Encouraging as the Orange County Register experiment has been for print enthusiasts, it always seemed a little improbable that a guy from outside the industry saw a great way forward everyone else was missing. The cutbacks, combined with other signs of financial strain at Freedom, seem to show that bold print expansion is no panacea. And moving on to your neighbor’s turf – in Long Beach, let alone Los Angeles – is an expensive strategy with a slow payoff. So I see more trouble ahead.

The moral of the story is NOT that print is dead. In fact, bolstering print, slowing audience and ad-revenue decline to the extent possible, remains an important priority. But the approach needs to be more measured than Freedom’s and combined with sustained work on the digital side.

Will 2014 be the year in which publishers finally get a grasp on mobile and begin earning serious revenues from it? Why or why not?

I wish I could say yes or even maybe, but I think not. A publisher friend sent me this joke that has been making the rounds: “2013 was the year that mobile ad revenues went from infinitesimal to insignificant.” Of course we know that mobile audiences will continue to soar. Top newspaper organizations will continue to perfect offerings that get both display and content right (which is not so easy, by the way). And mobile advertising will grow again in very healthy fashion. But the digital big guys, shopping apps and the like will get the lion’s share of that growth again. Even more than on the desktop web, advertising and news content are not a logical and necessary pairing.

Will sponsored content develop into a significant revenue source in 2014?

As in other matters, the industry comes to the party a little late.
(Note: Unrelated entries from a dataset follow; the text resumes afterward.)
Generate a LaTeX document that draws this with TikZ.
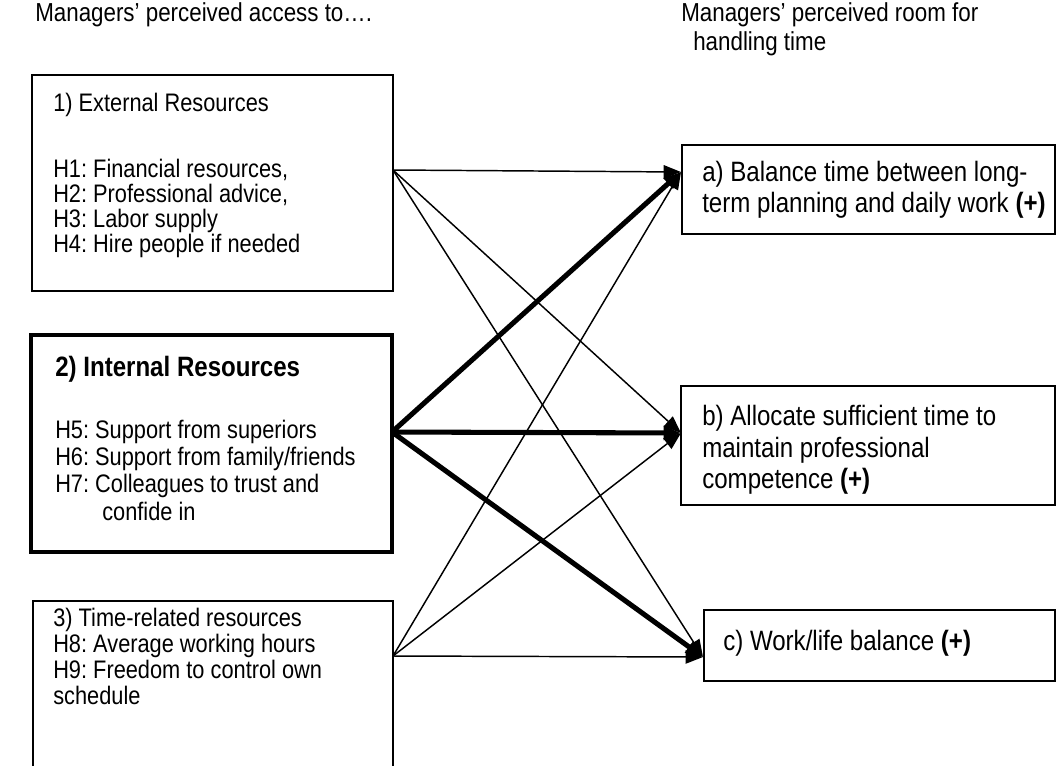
\documentclass[tikz,border=0pt]{standalone}
\usepackage{fontspec}
\setmainfont{Liberation Sans}[FakeStretch=0.86]
\usetikzlibrary{arrows.meta}

\begin{document}
\frenchspacing
\begin{tikzpicture}[x=0.75pt,y=-0.75pt,line join=miter,
  txt/.style={anchor=base west,inner sep=0pt,font=\fontsize{19}{23}\selectfont},
  rtxt/.style={txt,font=\fontsize{21}{25}\selectfont},
  headtxt/.style={txt,font=\fontsize{19.5}{23}\selectfont},
  frame/.style={line width=1.5pt},
  link/.style={-{Triangle[length=13pt,width=10pt]},line width=1.1pt},
  strong/.style={link,line width=3.8pt}]
  \useasboundingbox (0,0) rectangle (1057,765);

  % headings
  \node[headtxt] (head-in) at (35,21) {Managers’ perceived access to….};
  \node[headtxt] (head-out) at (681,21) {Managers’ perceived room for};
  \node[headtxt] (head-out2) at (693,50) {handling time};

  % 1) external resources
  \draw[frame] (32,75) rectangle (393,291);
  \node[txt] (ext-title) at (53,111) {1) External Resources};
  \foreach \h [count=\i] in {{H1: Financial resources,},{H2: Professional advice,},{H3: Labor supply},{H4: Hire people if needed}}
    \node[txt] (ext-\i) at (53,{152+25*\i}) {\h};

  % 2) internal resources
  \draw[line width=3.4pt] (31,335) rectangle (392,552);
  \node[txt,font=\fontsize{21}{25}\selectfont\bfseries] (int-title) at (55,376) {2) Internal Resources};
  \foreach \h [count=\i] in {{H5: Support from superiors},{H6: Support from family/friends},{H7: Colleagues to trust and}}
    \node[txt] (int-\i) at (55,{411+27*\i}) {\h};
  \node[txt] (int-4) at (102,520) {confide in};

  % 3) time-related resources
  \draw[frame] (33,770) -- (33,601) -- (393,601) -- (393,770);
  \foreach \h [count=\i] in {{3) Time-related resources},{H8: Average working hours},{H9: Freedom to control own},{schedule}}
    \node[txt] (time-\i) at (53,{600+26*\i}) {\h};

  % outcomes
  \draw[frame] (682,145) rectangle (1055,234);
  \node[rtxt] (a-1) at (702,181) {a) Balance time between long-};
  \node[rtxt] (a-2) at (702,212) {term planning and daily work \textbf{(+)}};
  \draw[frame] (681,386) rectangle (1055,505);
  \node[rtxt] (b-1) at (702,425) {b) Allocate sufficient time to};
  \node[rtxt] (b-2) at (702,457) {maintain professional};
  \node[rtxt] (b-3) at (702,488) {competence \textbf{(+)}};
  \draw[frame] (704,610) rectangle (1055,681);
  \node[rtxt] (c-1) at (723,650) {c) Work/life balance \textbf{(+)}};

  % links
  \coordinate (src-ext) at (393,170);
  \coordinate (src-int) at (392,432);
  \coordinate (src-time) at (393,656);
  \coordinate (dst-a) at (681,172);
  \coordinate (dst-b) at (681,433);
  \coordinate (dst-c) at (703,657);
  \foreach \s in {ext,time}
    \foreach \t in {a,b,c}
      \draw[link] (src-\s) -- (dst-\t);
  \foreach \t in {a,b,c}
    \draw[strong] (src-int) -- (dst-\t);
\end{tikzpicture}
\end{document}
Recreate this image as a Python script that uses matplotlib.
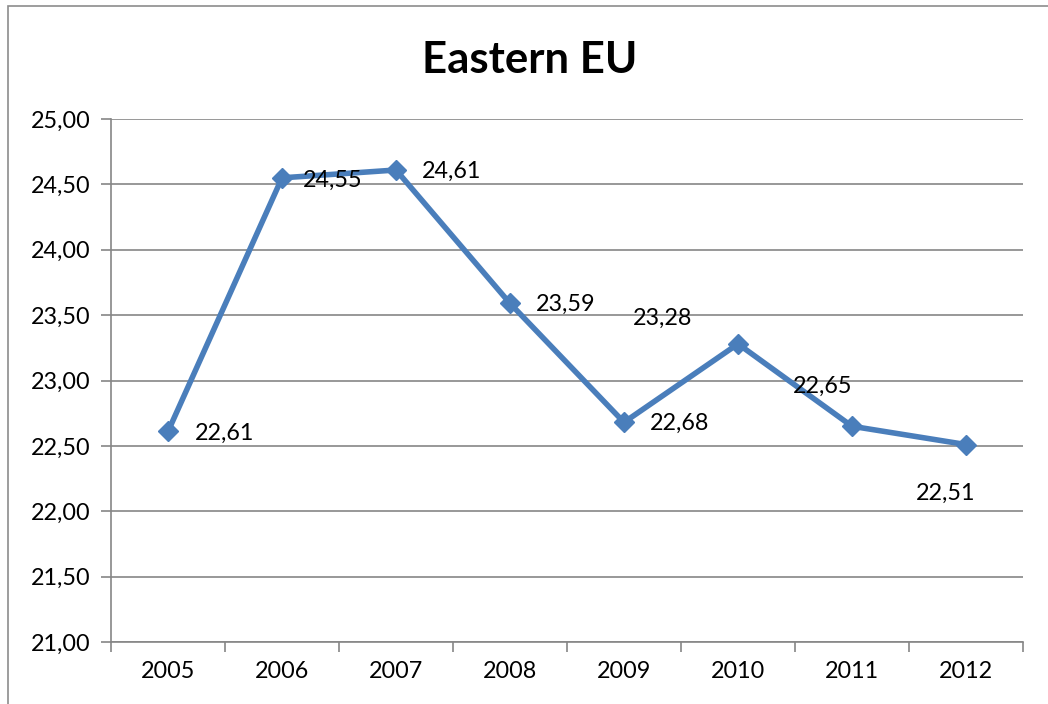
import matplotlib.pyplot as plt
from matplotlib.patches import Rectangle

# data
years = ['2005', '2006', '2007', '2008', '2009', '2010', '2011', '2012']
values = [22.61, 24.55, 24.61, 23.59, 22.68, 23.28, 22.65, 22.51]
y_ticks = [21.0, 21.5, 22.0, 22.5, 23.0, 23.5, 24.0, 24.5, 25.0]

# label offsets in pixels (dx, dy), as placed in the original
label_offsets = [(57, -2), (51, -3), (56, -1), (56, -1),
                 (56, -1), (-75, 26), (-29, 40), (-20, -49)]

plt.rcParams['font.family'] = ['Lato', 'DejaVu Sans']
FS = 16.8

fig = plt.figure(figsize=(10.48, 7.04), dpi=100)
fig.patches.append(Rectangle((8 / 1048, -0.1), 1.2, 1.1 - 6 / 704, transform=fig.transFigure,
                             fill=False, edgecolor='#8c8c8c', linewidth=1.2))

ax = fig.add_axes([111 / 1048, 1 - 642 / 704, 912 / 1048, 523 / 704])

x = list(range(len(years)))
ax.plot(x, values, color='#4A7EBB', linewidth=4, marker='D', markersize=10.5,
        markerfacecolor='#4A7EBB', markeredgecolor='#4A7EBB', zorder=3)

for xi, v, (dx, dy) in zip(x, values, label_offsets):
    ax.annotate(f'{v:.2f}'.replace('.', ','), (xi, v), xytext=(dx, dy),
                textcoords='offset pixels', ha='center', va='center', fontsize=FS)

ax.set_xlim(-0.5, len(years) - 0.5)
ax.set_ylim(21, 25)
ax.set_yticks(y_ticks)
ax.set_yticklabels([f'{t:.2f}'.replace('.', ',') for t in y_ticks], fontsize=FS)
ax.set_xticks(x)
ax.set_xticklabels(years, fontsize=FS)
ax.set_xticks([i - 0.5 for i in range(len(years) + 1)], minor=True)
ax.tick_params(axis='x', which='major', length=0, pad=14)
ax.tick_params(axis='x', which='minor', length=7, color='#868686', width=1.2)
ax.tick_params(axis='y', length=7, color='#868686', width=1.2, pad=8)

ax.grid(axis='y', color='#868686', linewidth=1.2)
ax.set_axisbelow(True)
for s in ['top', 'right']:
    ax.spines[s].set_visible(False)
for s in ['left', 'bottom']:
    ax.spines[s].set_color('#868686')
    ax.spines[s].set_linewidth(1.2)

fig.text(530 / 1048, 1 - 60 / 704, 'Eastern EU', ha='center', va='center',
         fontsize=31.5, fontweight='bold')

fig.savefig('out.png', dpi=100)
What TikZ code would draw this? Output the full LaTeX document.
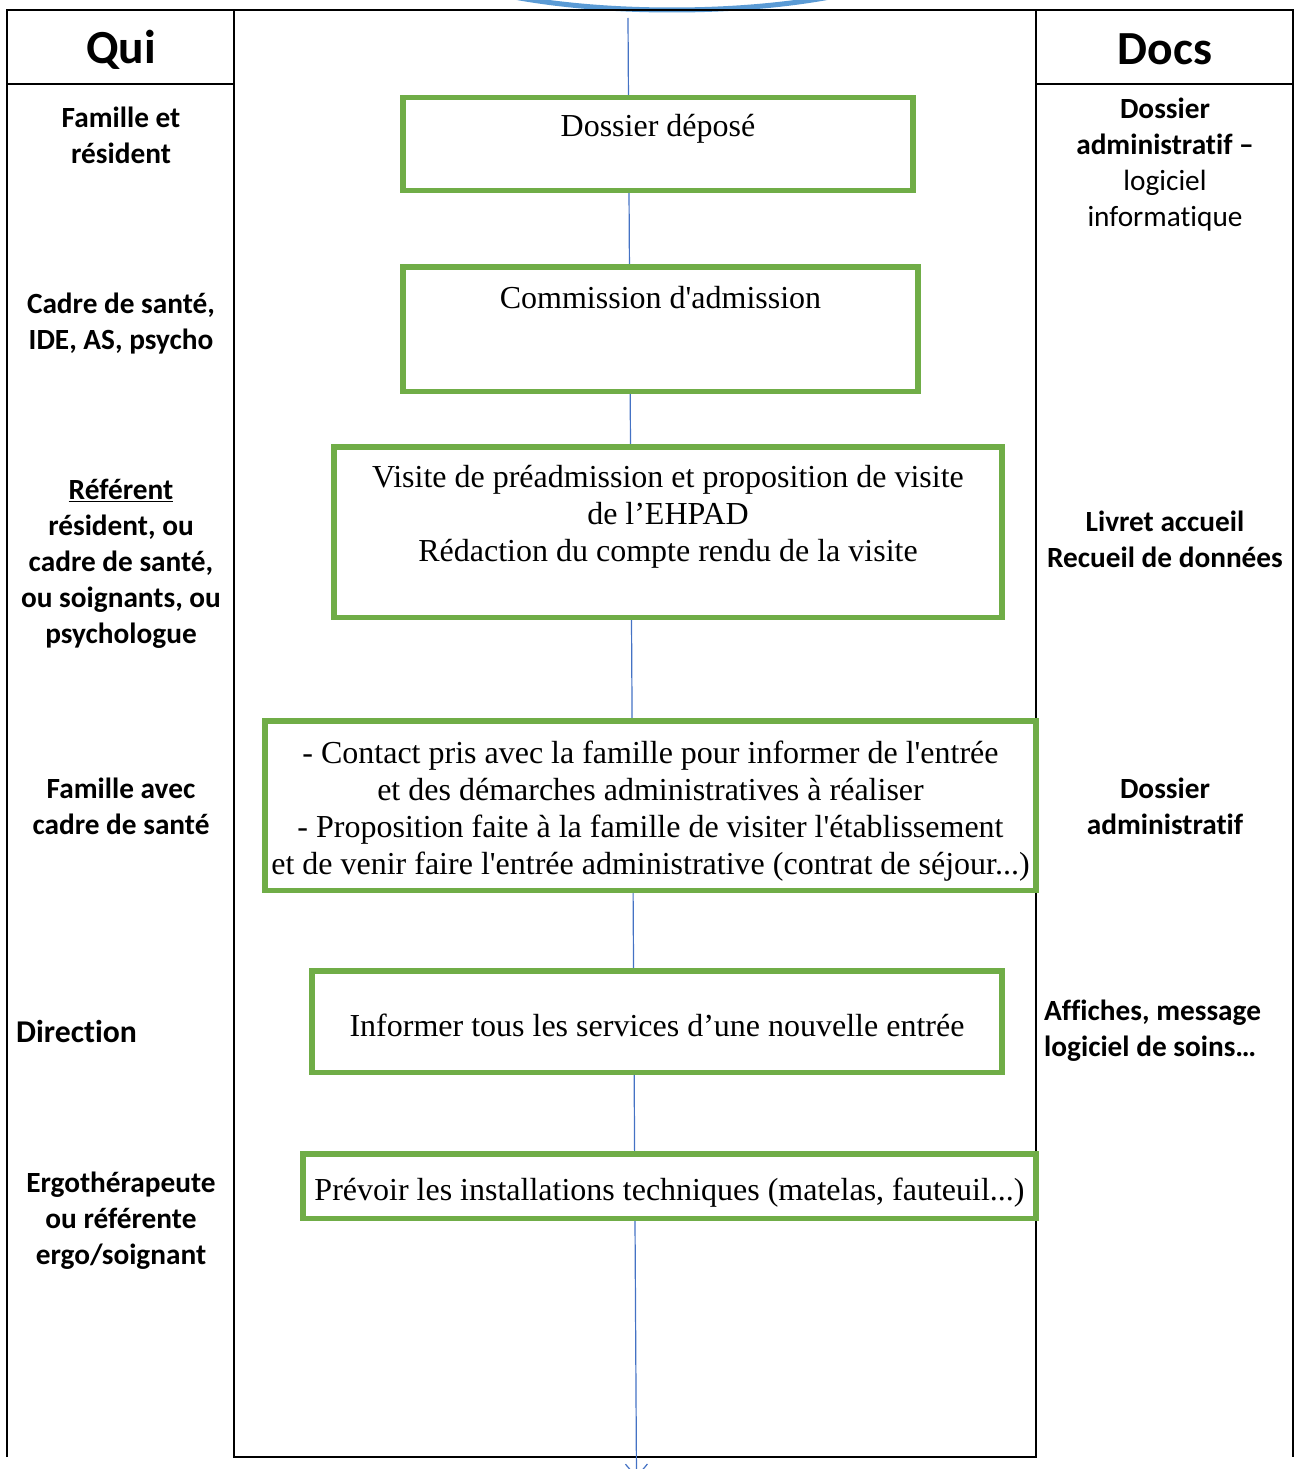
\documentclass[tikz,border=0pt]{standalone}
\usepackage{fontspec}
\setmainfont{Liberation Serif}[Ligatures=TeXOff]
\newfontfamily\calibri{Carlito}[Ligatures=CommonOff]
\usepackage{tikz}
\usetikzlibrary{calc}
\usetikzlibrary{arrows.meta}
\usetikzlibrary{positioning}
\definecolor{leafgreen}{RGB}{112, 173, 71}
\definecolor{flowblue}{RGB}{68, 114, 196}
\definecolor{skyblue}{RGB}{91, 155, 213}
\tikzset{
    stepbox/.style={draw=leafgreen, line width=5.5pt, fill=white, align=center,
        font=\fontsize{32}{37}\selectfont, inner sep=0pt},
    who/.style={align=center, font=\calibri\bfseries\fontsize{29.3}{36}\selectfont, inner sep=0pt},
    docs/.style={align=center, font=\calibri\fontsize{29.3}{36}\selectfont, inner sep=0pt},
    docsbold/.style={docs, font=\calibri\bfseries\fontsize{29.3}{36}\selectfont},
    head/.style={font=\calibri\bfseries\fontsize{47.5}{52}\selectfont, inner sep=0pt},
    grid/.style={line width=1.3pt},
    flow/.style={flowblue, line width=1.2pt},
}

\begin{document}
\begin{tikzpicture}[x=1pt, y=-1pt]
            \useasboundingbox (0,0) rectangle (1294,1469);
            % start shape, cut by the page edge
            \draw[skyblue, line width=5pt] (672,-60) ellipse (272pt and 70pt);
            % table frame
            \draw[grid] (7,1457) -- (7,10) -- (1293,10) -- (1293,1457);
            \draw[grid] (234,10) -- (234,1457) -- (1036,1457) -- (1036,10);
            \draw[grid] (7,84) -- (234,84);
            \draw[grid] (1036,84) -- (1293,84);
            \node[head] (qui) at (121,49.5) {Qui};
            \node[head] (docs) at (1165,49.5) {Docs};
            % flow line behind the steps
            \coordinate (flowtop) at (628,18);
            \coordinate (flowend) at (636.5,1478);
            \draw[flow, -{Straight Barb[length=13pt, width=22pt]}] (flowtop) -- (flowend);
            % steps
            \node[stepbox, minimum width=510pt, minimum height=92.5pt] (deposit) at (658,144)
                 {Dossier déposé\\~};
            \node[stepbox, minimum width=515pt, minimum height=124.5pt] (commission) at (660.5,329)
                 {Commission d'admission\\[27pt]~};
            \node[stepbox, minimum width=668pt, minimum height=170.5pt] (visit) at (668,532)
                 {Visite de préadmission et proposition de visite\\de l’EHPAD\\Rédaction du compte rendu de la visite\\~};
            \node[stepbox, minimum width=771pt, minimum height=169.5pt] (contact) at (650.5,805.5)
                 {\rule{0pt}{34pt}- Contact pris avec la famille pour informer de l'entrée\\et des démarches administratives à réaliser\\- Proposition faite à la famille de visiter l'établissement\\et de venir faire l'entrée administrative (contrat de séjour...)};
            \node[stepbox, minimum width=690pt, minimum height=101.5pt] (inform) at (657,1021.5)
                 {\rule{0pt}{30pt}Informer tous les services d’une nouvelle entrée};
            \node[stepbox, minimum width=733pt, minimum height=64.5pt] (install) at (669.5,1186)
                 {\rule{0pt}{36pt}Prévoir les installations techniques (matelas, fauteuil...)};
            % who
            \node[who] (whodeposit) at (121,135) {Famille et\\résident};
            \node[who] (whocommission) at (121,324) {Cadre de santé,\\IDE, AS, psycho};
            \node[who] (whovisit) at (121,563.5) {\underline{Référent}\\résident, ou\\cadre de santé,\\ou soignants, ou\\psychologue};
            \node[who] (whocontact) at (121,806) {Famille avec\\cadre de santé};
            \node[who, anchor=west, font=\calibri\bfseries\fontsize{31.7}{36}\selectfont] (whoinform) at (16,1031) {Direction};
            \node[who] (whoinstall) at (121,1221) {Ergothérapeute\\ou référente\\ergo/soignant};
            % docs
            \node[docs] (docdeposit) at (1165,164.5) {\textbf{Dossier}\\\textbf{administratif –}\\logiciel\\informatique};
            \node[docsbold] (docvisit) at (1165,539) {Livret accueil\\Recueil de données};
            \node[docsbold] (doccontact) at (1165,806) {Dossier\\administratif};
            \node[docsbold, align=left, anchor=west] (docinform) at (1044,1031) {Affiches, message\\logiciel de soins…};
        \end{tikzpicture}
\end{document}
Digital start-ups like BuzzFeed or magazines like Forbes and Atlantic may be the better match for this kind of message. I do think there is a worthwhile revenue opportunity there for 2014, and newspaper organizations will scramble to pursue it. I do wonder whether there will be a glut of this stuff before long and whether consumers will tire of it.

In the age of Twitter and of content-sharing agreements among publishers, what is the role of wire services today?

Twitter and content sharing are important new elements in the mix, but I don’t see them displacing the wire services. Yes, a few Tribune Co. papers and others have canceled the Associated Press service, but most still find value there. In addition, AP has picked up clients in the new media sector like Huff Post and Politico. I was also surprised to learn that AP now has an executive whose job includes facilitating content partnerships among affiliates outside the structure of the traditional wire. One to watch: As Gannett rolls out a condensed edition of USA Today to most of its 80 community newspapers, could that be a prelude to cutting back or eliminating the wires?